What to Do: Show don’t tell. And of course by “show” I mean “show with finesse.” Killing the woman who has premarital sex first is still a trifle heavy-handed.
Cardboard: It’s Not For Kissing
There you are, in a vivid world as gritty or as lush as you might desire. The hero is the engaging kind you really want to meet, and secretly hope would like you. Things are getting tense, and you’re really getting into it, when suddenly, into the picture tumbles: a Slave Leia cardboard cutout. That in itself is kind of a mood killer. But then, to make matters worse, your otherwise logical hero sweeps this cardboard cutout into his arms, rescues it from the destructive powers of villains and the rain, and gazes longingly into its flat, emotionless eyes.

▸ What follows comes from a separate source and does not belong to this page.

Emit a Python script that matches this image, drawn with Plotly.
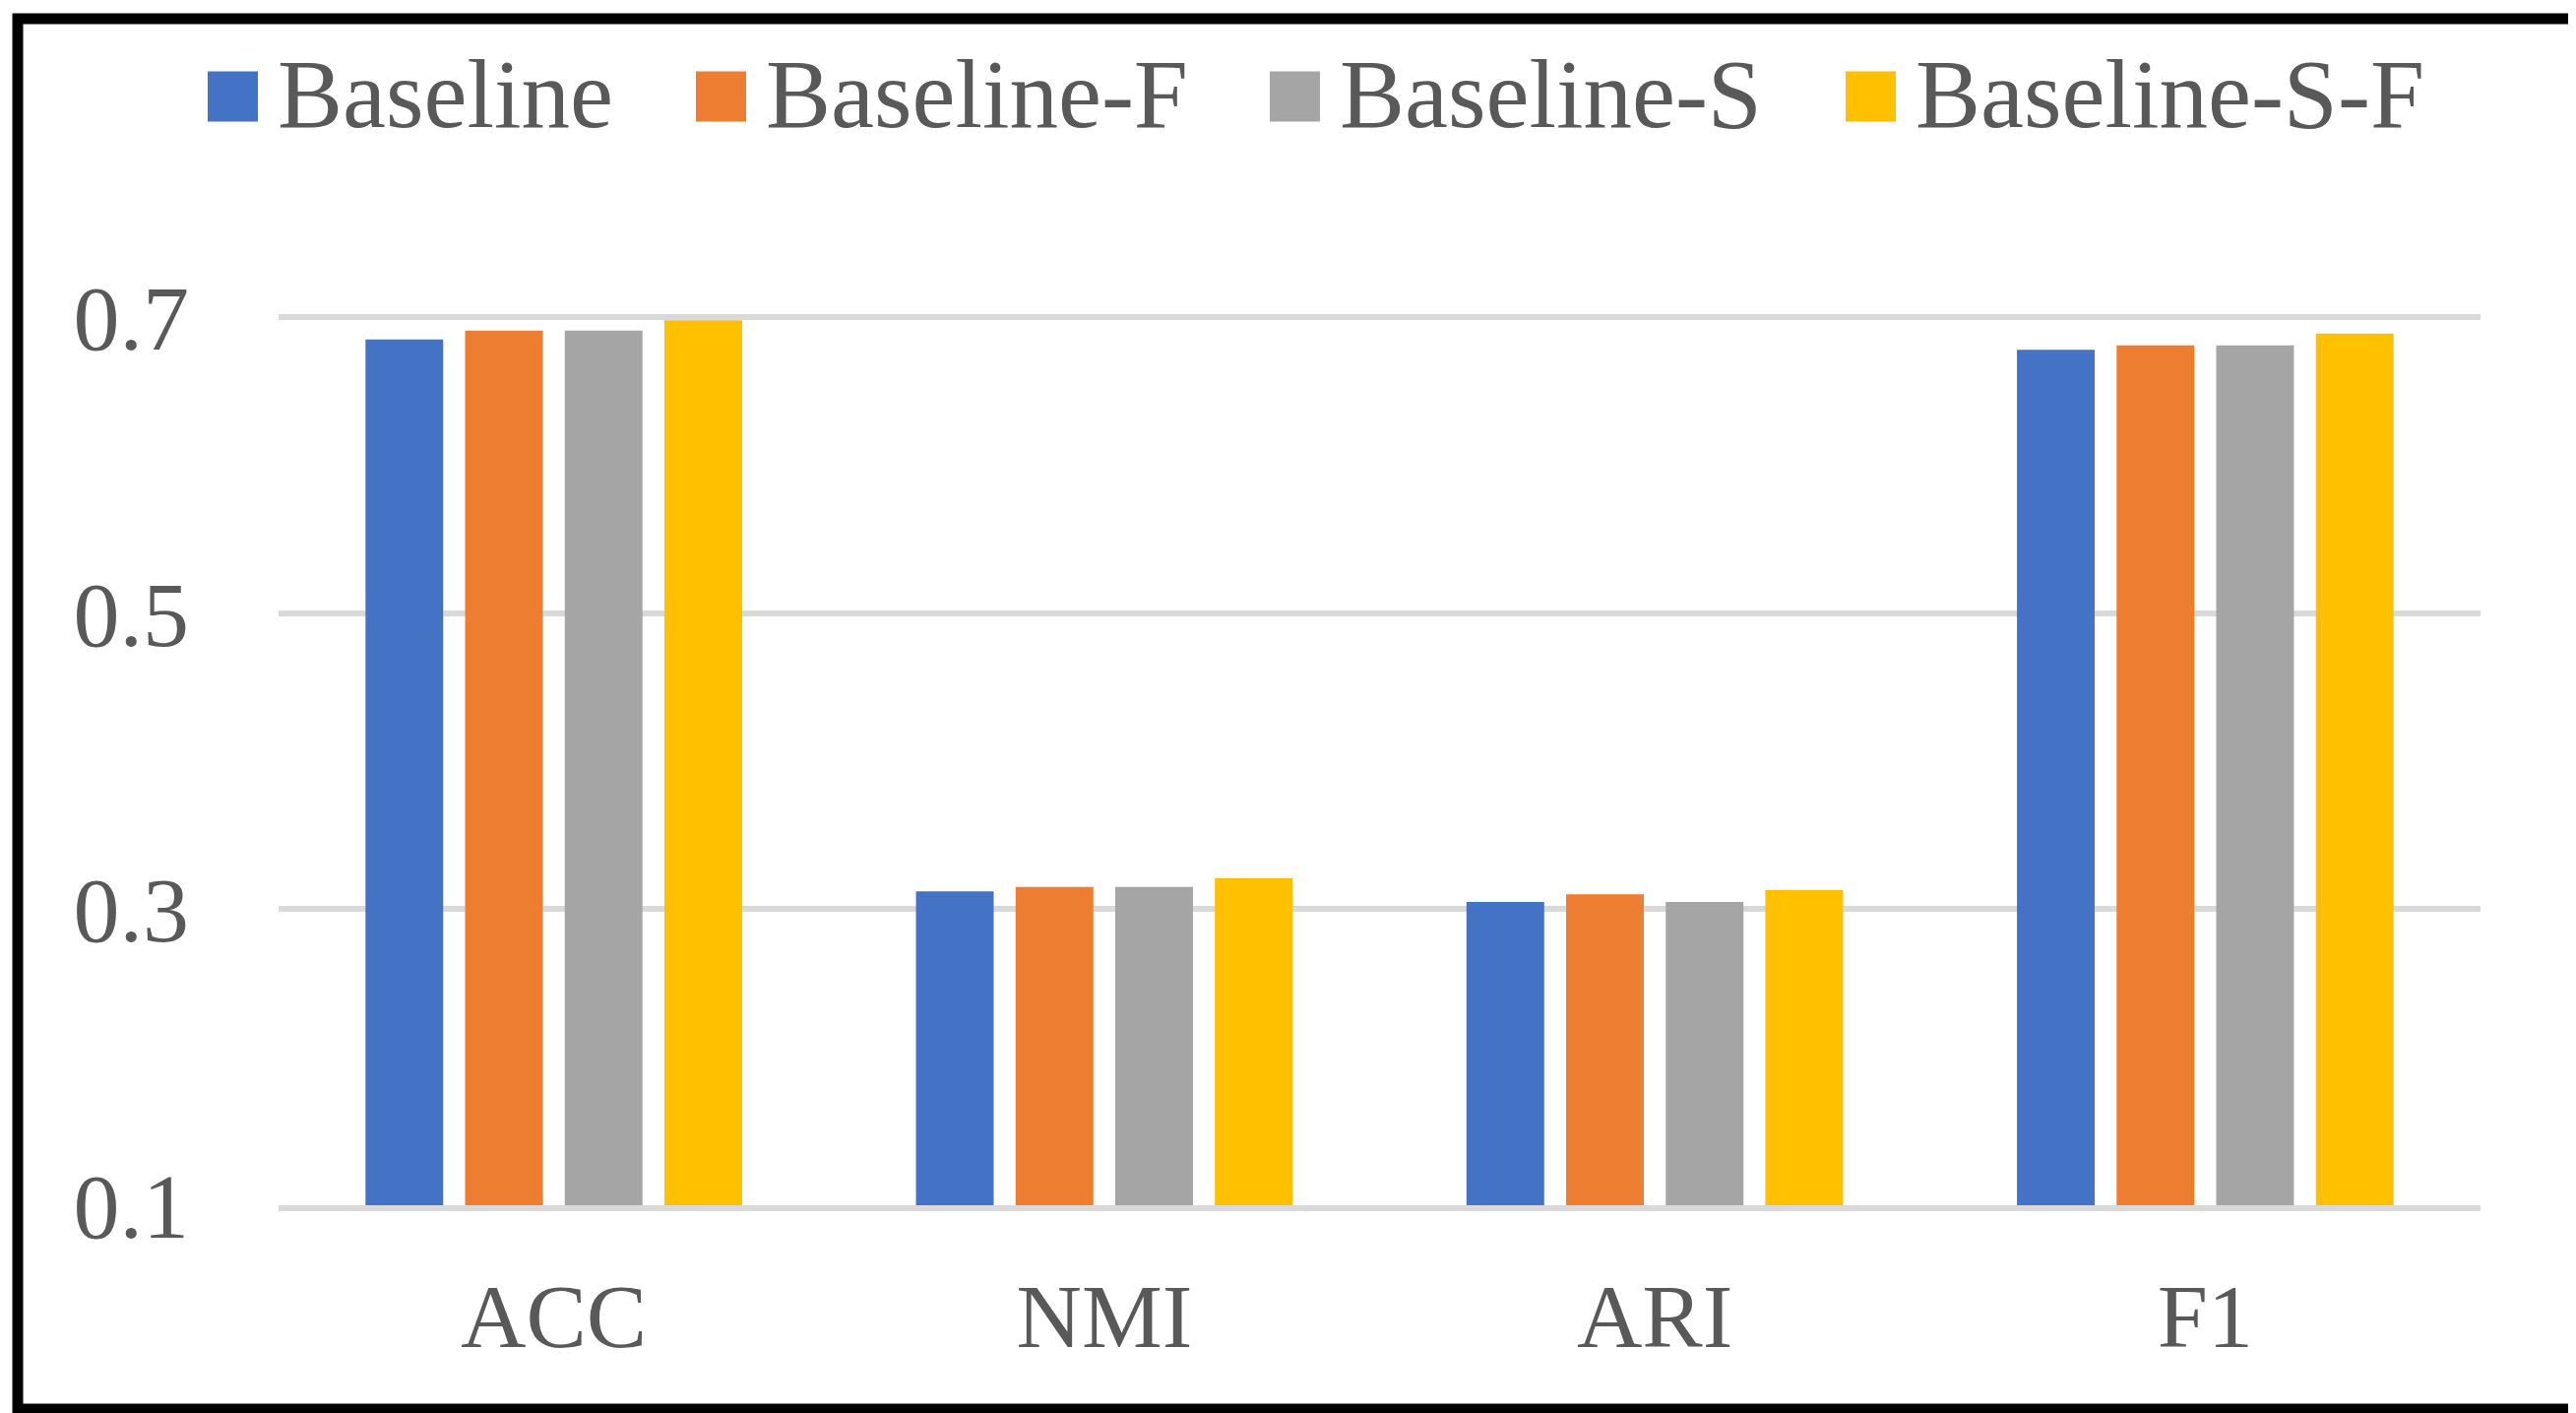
import plotly.graph_objects as go

# ---- data ----
categories = ["ACC", "NMI", "ARI", "F1"]
series_names = ["Baseline", "Baseline-F", "Baseline-S", "Baseline-S-F"]
baseline = [0.685, 0.312, 0.305, 0.678]
baseline_f = [0.691, 0.315, 0.310, 0.681]
baseline_s = [0.691, 0.315, 0.305, 0.681]
baseline_s_f = [0.698, 0.321, 0.313, 0.689]
y_ticks = [0.1, 0.3, 0.5, 0.7]

series_values = [baseline, baseline_f, baseline_s, baseline_s_f]
colors = ["#4472C4", "#ED7D31", "#A5A5A5", "#FFC000"]

# ---- layout geometry (pixels) ----
W, H = 2617, 1435
L, R, T, B = 275, 2512, 313, 1216
PW, PH = R - L, B - T
FONT = "Liberation Serif, Times New Roman, serif"
TXT = "#595959"


def px(x):
    return (x - L) / PW


def py(y):
    return (B - y) / PH


fig = go.Figure()
for name, vals, col in zip(series_names, series_values, colors):
    fig.add_trace(go.Bar(x=categories, y=vals, name=name,
                         marker=dict(color=col, line=dict(width=0)),
                         showlegend=False))

shapes = []
annotations = []

# custom legend (large squares like the original)
legend_square_left = [203, 699, 1282, 1867]
sq = 51
legend_cy = 90
for name, col, x0 in zip(series_names, colors, legend_square_left):
    shapes.append(dict(type="rect", xref="paper", yref="paper",
                       x0=px(x0), x1=px(x0 + sq),
                       y0=py(legend_cy + sq / 2), y1=py(legend_cy - sq / 2),
                       fillcolor=col, line=dict(width=0)))
    annotations.append(dict(text=name, xref="paper", yref="paper",
                            x=px(x0 + sq + 18), y=py(legend_cy - 3),
                            xanchor="left", yanchor="middle", showarrow=False,
                            font=dict(family=FONT, size=99, color=TXT)))

# outer black frame
shapes.append(dict(type="rect", xref="paper", yref="paper",
                   x0=px(10), x1=px(2607), y0=py(1423), y1=py(11),
                   line=dict(color="black", width=11), fillcolor="rgba(0,0,0,0)"))

fig.update_layout(
    width=W, height=H, autosize=False,
    margin=dict(l=L, r=W - R, t=T, b=H - B, pad=0),
    paper_bgcolor="white", plot_bgcolor="white",
    barmode="group", bargap=0.276, bargroupgap=0.22,
    shapes=shapes, annotations=annotations,
    showlegend=False,
    font=dict(family=FONT, color=TXT),
)
fig.update_yaxes(range=[0.1, 0.7008], tickvals=y_ticks, tickformat=".1f",
                 showgrid=True, gridcolor="#D9D9D9", gridwidth=6,
                 zeroline=False, showline=False, ticks="",
                 tickfont=dict(family=FONT, size=94, color=TXT),
                 ticklabelstandoff=90)
fig.update_xaxes(showline=True, linecolor="#D9D9D9", linewidth=6,
                 ticks="", showgrid=False,
                 tickfont=dict(family=FONT, size=92, color=TXT),
                 ticklabelstandoff=28)

fig.write_html("out.html")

You don’t even want to know what happens next.
And I mean, I get it: stereotypes are comfortable. Easy. As characters, they fit into plots in predictable ways. But not only do stereotypes alienate large portions of your audience, they also add a stiff unrealistic element to an otherwise groovy story. Suddenly, instead of a love story between two realistic characters with dreams and scars and stories of their own, you have one character getting it on with some cardboard. Not sexy.
What to Do: Making every character is multidimensional is hard. Realistically, some characters really are there only for a plot purpose, and have very little word count to their name--if they even get a name. Still, even if you don’t have time to give them depth, resist the temptation to give in wholly to the stereotype, and give them some color. It will do wonders for the believability and richness of your world.
So there you have it! Four things to avoid amongst the millions of possibilities that will help keep your book from being thrown unceremoniously against a wall. May gravity be ever in your favor.